A platform does not need a perfect score in every category, but it should be strong where your risk is highest.

Example decision rule

If you ship regulated or customer-facing AI, do not compromise on audit trail and approvals.
If you have high prompt churn, prioritize versioning and baseline management.
If AI appears inside web workflows, prioritize UI validation and stable execution traces.
If multiple teams author tests, prioritize editable, collaborative test creation.

A small implementation pattern to look for

Even if the platform is low-code, you should still expect clean test design. A good AI test usually includes:

a versioned input prompt or user action
a controlled environment or fixture
an assertion that matches the business rule
a recorded execution trace
a human review path for ambiguous failures

That structure keeps test logic understandable and prevents “AI” from becoming a catch-all label for vague checking.

typescript // Example of the kind of logic you want your platform to support conceptually // The exact syntax will depend on the tool.

await page.click('button:text("Generate summary")');
await expect(page.locator('[data-testid="summary"]')).toContainText('approved');
await expect(page.locator('[data-testid="status"]')).toHaveText(/complete|review required/i);

This is not about forcing every team into code.

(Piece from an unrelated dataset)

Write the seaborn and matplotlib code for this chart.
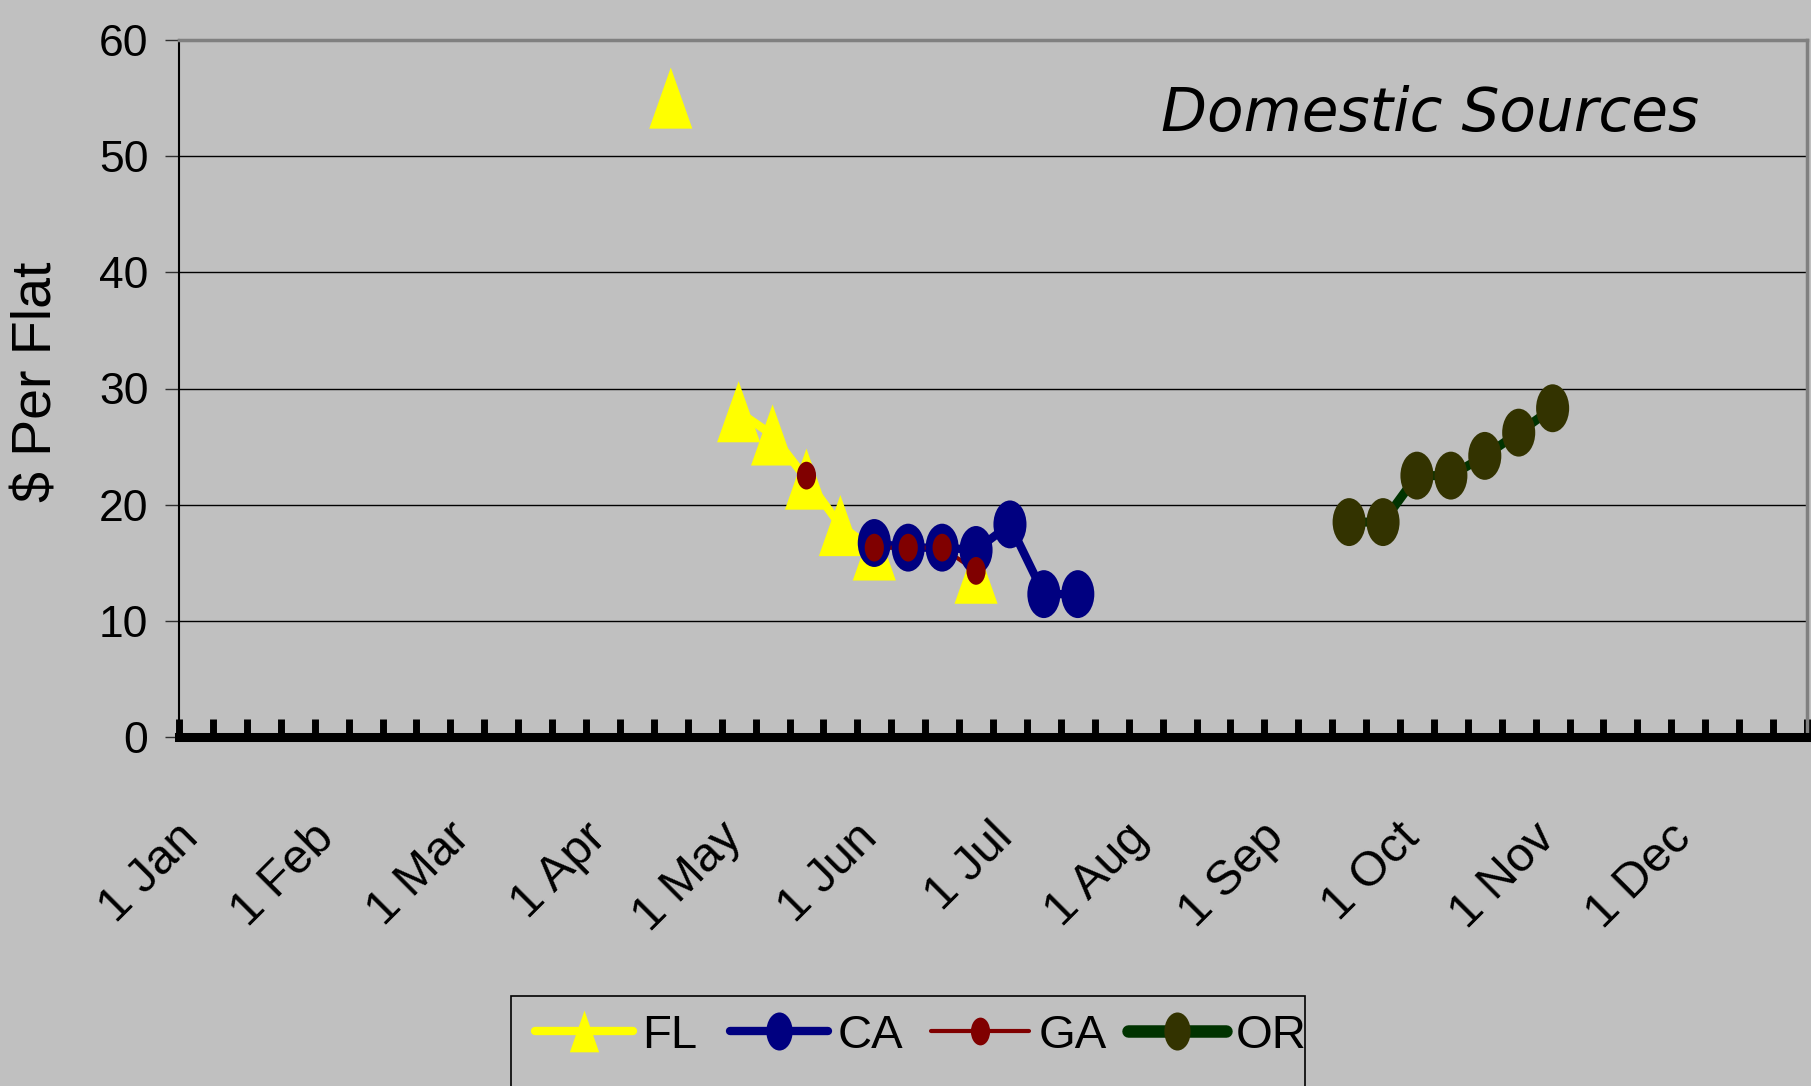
import numpy as np
import pandas as pd
import matplotlib
matplotlib.use("Agg")
import matplotlib.pyplot as plt
import matplotlib.transforms as mtransforms
from matplotlib import font_manager
import seaborn as sns
from matplotlib.path import Path
from matplotlib.lines import Line2D
from matplotlib.patches import Rectangle

# Datos: semanas (4 por mes, 0 = 1 Jan) y precio por bandeja
month_labels = ['1 Jan', '1 Feb', '1 Mar', '1 Apr', '1 May', '1 Jun',
                '1 Jul', '1 Aug', '1 Sep', '1 Oct', '1 Nov', '1 Dec']

fl_week = [14, 16, 17, 18, 19, 20, 23]
fl_price = [55, 28, 26, 22.2, 18.2, 16.1, 14.1]
ca_week = [20, 21, 22, 23, 24, 25, 26]
ca_price = [16.7, 16.3, 16.3, 16.1, 18.3, 12.3, 12.3]
ga_week = [18, 20, 21, 22, 23]
ga_price = [22.5, 16.3, 16.3, 16.3, 14.3]
or_week = [34, 35, 36, 37, 38, 39, 40]
or_price = [18.5, 18.5, 22.5, 22.5, 24.2, 26.2, 28.3]

sns.set_style("white")
plt.rcParams['font.family'] = ['Liberation Sans', 'DejaVu Sans']
plt.rcParams['text.color'] = 'black'

# buscar una fuente estrecha tipo "Arial Narrow"
avail = {f.name for f in font_manager.fontManager.ttflist}
if 'Liberation Sans Narrow' in avail:
    narrow = {'family': 'Liberation Sans Narrow'}
    ysize, legsize = 36, 38
else:
    narrow = {'family': 'Liberation Sans'}
    ysize, legsize = 32, 34

bg = '#C0C0C0'

# marcadores "estirados" como en el original (elipse y triangulo alto)
circ = Path.unit_circle()
ellipse = Path(circ.vertices * np.array([0.69, 1.0]), circ.codes)
tri = Path([(0, 1), (-0.705, -1), (0.705, -1), (0, 1)],
           [Path.MOVETO, Path.LINETO, Path.LINETO, Path.CLOSEPOLY])


def make_df(weeks, prices):
    d = pd.DataFrame({'week': weeks, 'price': prices})
    # cortar la linea donde faltan semanas
    d['seg'] = (d['week'].diff() > 1).cumsum()
    return d


series = [
    # nombre, semanas, precios, color linea, color marcador, grosor, marcador, tamaño (pt)
    ('FL', fl_week, fl_price, '#FFFF00', '#FFFF00', 6.0, tri, 44),
    ('CA', ca_week, ca_price, '#000080', '#000080', 6.0, ellipse, 34.5),
    ('GA', ga_week, ga_price, '#800000', '#800000', 3.0, ellipse, 20),
    ('OR', or_week, or_price, '#003300', '#333300', 6.5, ellipse, 34.5),
]

fig = plt.figure(figsize=(18.11, 10.86), dpi=100, facecolor=bg)
ax = fig.add_axes([179 / 1811, 1 - 737 / 1086, (1807 - 179) / 1811, (737 - 40) / 1086])
ax.set_facecolor(bg)

# como en Excel: primero todas las lineas, luego los marcadores
z = 4
for name, wk, pr, lc, mc, lw, mk, ms in series:
    d = make_df(wk, pr)
    sns.lineplot(data=d, x='week', y='price', units='seg', estimator=None,
                 color=lc, linewidth=lw, ax=ax, legend=False, zorder=3)
    sns.scatterplot(data=d, x='week', y='price', marker=mk, s=ms ** 2,
                    color=mc, edgecolor='none', linewidth=0, ax=ax,
                    legend=False, zorder=z)
    z += 1

ax.set_xlim(-0.5, 47.5)
ax.set_ylim(0, 60)
ax.set_xlabel('')
ax.set_ylabel('')

ax.set_yticks(range(0, 61, 10))
ax.tick_params(axis='y', left=True, length=10, width=1, color='#303030', direction='out',
               pad=12, labelsize=ysize, labelcolor='black')
for lab in ax.get_yticklabels():
    lab.set_fontfamily(narrow['family'])
ax.yaxis.grid(True, color='black', linewidth=1)
ax.set_axisbelow(True)

ax.set_xticks(range(0, 48, 4))
ax.set_xticklabels(month_labels)
ax.set_xticks(np.arange(-0.5, 48, 1), minor=True)
ax.tick_params(axis='x', which='major', bottom=True, length=0, pad=56, labelcolor='black')
ax.tick_params(axis='x', which='minor', bottom=True, direction='in', length=13, width=5,
               color='black')
shift = mtransforms.ScaledTranslation(-0.2, 0, fig.dpi_scale_trans)
for lab in ax.get_xticklabels():
    lab.set_rotation(45)
    lab.set_ha('right')
    lab.set_va('top')
    lab.set_rotation_mode('anchor')
    lab.set_fontfamily('Liberation Sans')
    lab.set_fontsize(35)
    lab.set_transform(lab.get_transform() + shift)

ax.spines['bottom'].set_linewidth(6.5)
ax.spines['bottom'].set_color('black')
ax.spines['left'].set_linewidth(1.5)
ax.spines['left'].set_color('black')
ax.spines['top'].set_linewidth(2.5)
ax.spines['top'].set_color('#808080')
ax.spines['right'].set_linewidth(2.5)
ax.spines['right'].set_color('#808080')

fig.text(38 / 1811, 1 - 502 / 1086, '$ Per Flat', rotation=90, ha='center', va='bottom',
         fontsize=40, family='Liberation Sans', color='black')

fig.text(1161 / 1811, 1 - 131 / 1086, 'Domestic Sources', ha='left', va='baseline',
         fontsize=43, style='italic', family='DejaVu Sans', color='black')

# leyenda: una entrada por posicion, como en el original
leg_sizes = {'FL': 30, 'CA': 27.4, 'GA': 20, 'OR': 27.4}
leg_x = {'FL': 535, 'CA': 730, 'GA': 931, 'OR': 1128}
for name, wk, pr, lc, mc, lw, mk, ms in series:
    h = Line2D([], [], color=lc, linewidth=lw if name != 'OR' else 9,
               marker=mk, markersize=leg_sizes[name], markerfacecolor=mc,
               markeredgewidth=0, solid_capstyle='round')
    leg = fig.legend([h], [name], loc='center left',
                     bbox_to_anchor=(leg_x[name] / 1811, 1 - 1036 / 1086), frameon=False,
                     prop={'family': narrow['family'], 'size': legsize},
                     handlelength=98 / (legsize * 100 / 72), handletextpad=0.2,
                     borderpad=0, borderaxespad=0)
    for t in leg.get_texts():
        t.set_color('black')
fig.patches.append(Rectangle((511 / 1811, -0.02), (1305 - 511) / 1811, (1086 - 996) / 1086 + 0.02,
                             transform=fig.transFigure, fill=False, edgecolor='black',
                             linewidth=1.2))

plt.savefig('out.png', dpi=100, facecolor=bg)
plt.close()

It is about ensuring the tool can represent precise checks when precision matters.

Where Endtest fits, briefly

If your team wants to validate AI-powered UI flows and keep review steps visible, Endtest can be relevant as a workflow validation platform with agentic AI test creation and natural-language assertions. Its approach can help teams describe behavior in plain English, generate editable tests, and review changes safely without turning the suite into an opaque black box. For teams that want AI-assisted authoring plus inspectable steps, that balance is worth a look.

Final checklist before you buy

Before you commit to an AI testing platform, make sure you can answer these questions with confidence:

Can it compare prompt revisions and baseline outputs in a way I can explain?
Can it detect output drift without hiding the evidence?
Can reviewers approve or reject borderline cases with traceability?
Can I rerun tests later and know exactly what changed?
Can it validate structured output, UI behavior, and logs together?
Can it fit into CI and release gates without manual babysitting?
Can security and compliance teams accept the data handling model?
Will the suite still be maintainable after the first wave of prompt changes?

If the answer is yes, you are probably evaluating a platform that can support real production workflows, not just demos.

If the answer is no, keep looking. With AI systems, the hard part is rarely running a test once. The hard part is trusting the result when the prompt changes, the model drifts, and a human needs to make the final call.